Tuesday, 18 January 2011

NexentaStor Community Edition: Compression and Deduplication Benchmarks

If you read my previous post on benchmarking the NexentaStor VSA and want even more benchmarking information, this post is for you!

ZFS filesystems can be configured to support compression, and in the later releases, deduplication. While both these features are useful in maximising the use of disk space, what is the impact on performance running with these options configured?

The base configuration of the appliance is the same as test 4 from the previous configuration: A mirrored pair of SATA disks, with a SSD L2ARC. The filesystem is configured to use the ZFS Intent Log (ZIL) for synchronous operations (the default) but a separate log is not configured.

The performance data for the base configuration is:
  • Sequential Block Reads: 59934K/sec (58.5MB/sec)
  • Sequential Block Writes: 28793K/sec (28.1MB/sec)
  • Rewrite: 17127K/sec (16.7MB/sec)
  • Random Seeks: 517.45/sec
The benchmark will use bonnie++ running on a Solaris 11 Express VM connecting to the NexentaStor appliance over an internal vSwitch.
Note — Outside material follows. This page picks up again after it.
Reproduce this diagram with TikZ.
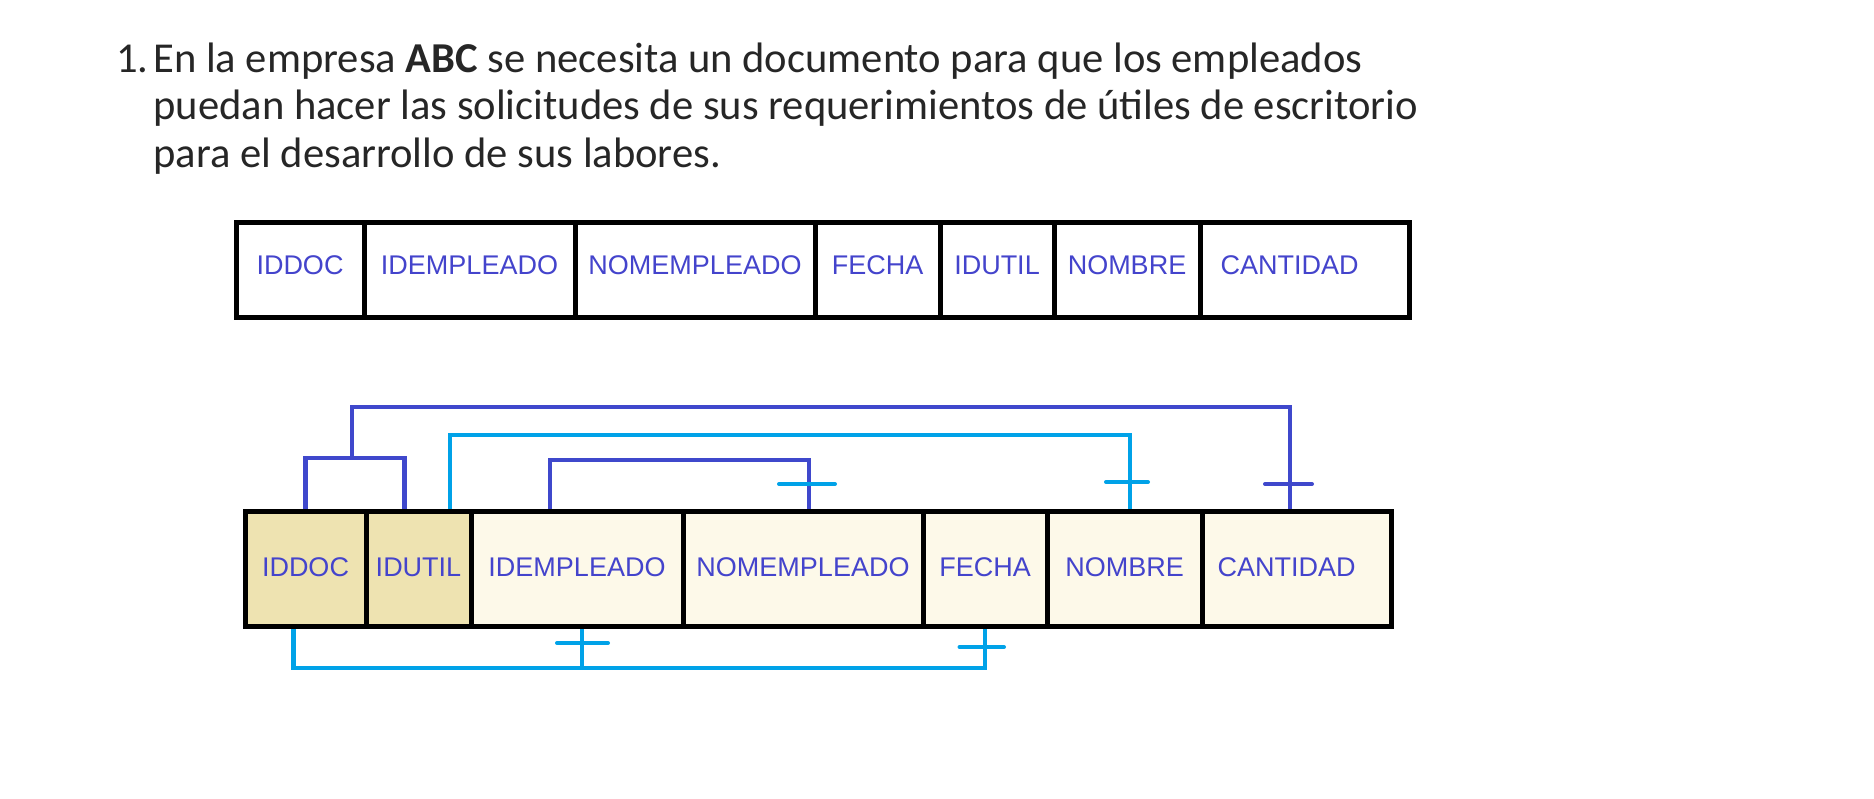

The bonnie++ command line is:


# /usr/local/sbin/bonnie++ -uroot -x 4 -f -s 4096 -d /mnt


See the previous blog post for an explanation of these options.

Test 1: Set compression=on

Enabling compression for a specific filesystem is very simple:

# zfs set compression=on testpool/testing

The results of the test were:
  • Sequential Block Reads: 52830K/sec (51.5MB/sec)
  • Sequential Block Writes: 38811K/sec (37.9MB/sec)
  • Rewrite: 18659K/sec (18.2MB/sec)
  • Random Seeks: 1188.95/sec

Reads were lower with compression enabled, but writes and rewrites were faster. Random seeks are much faster, but I cannot explain that, although suspect that if the bonnie++ data is highly compressible, this may cause "odd" results such as this.

Test 2: Set deduplication=on

For this test, compression was turned off and de-duplication turned on:

# zfs set compression=off testpool/testing
# zfs set dedup=on testpool/testing

The results of the test were:

  • Sequential Block Reads: 45806K/sec (44.7MB/sec)
  • Sequential Block Writes: 27550K/sec (26.9MB/sec)
  • Rewrite: 15179K/sec (14.8MB/sec)
  • Random Seeks: 464/sec
This shows that there is a performance penalty for enabling data deduplication. There is also a RAM overhead as the operating system needs to store the dedupe table in memory (not measured as part of this test).


Test 3: Set compression=on, deduplication=on


For this test, both compression and de-duplication were turned on:

# zfs set compression=on testpool/testing
# zfs set dedup=on testpool/testing

The results of the test were:
  • Sequential Block Reads: 53844K/sec (52.5MB/sec)
  • Sequential Block Writes: 34315K/sec (33.5MB/sec)
  • Rewrite: 17654K/sec (17.2MB/sec)
  • Random Seeks: 1331/sec
These results suggest that if deduplication is required (to save space), then the additional overhead of compression improves both the read and write performance. As with compression turned on, random seeks are improved significantly.

Conclusion

In conclusion, for maximum read performance, do not turn on compression or deduplication. For maximum write and rewrite performance, turn on compression. If deduplication is required, consider turning on compression as well as this improves dedupe performance. There is a CPU and memory overhead using these features, but as with most things, it's a case of balancing the cost vs the benefit.

1 comment:

waytoobusytocode said...

How do you think these results are affected by your use of an SSD cache? What parallels should I draw for a simple Mirror setup without SSD caching?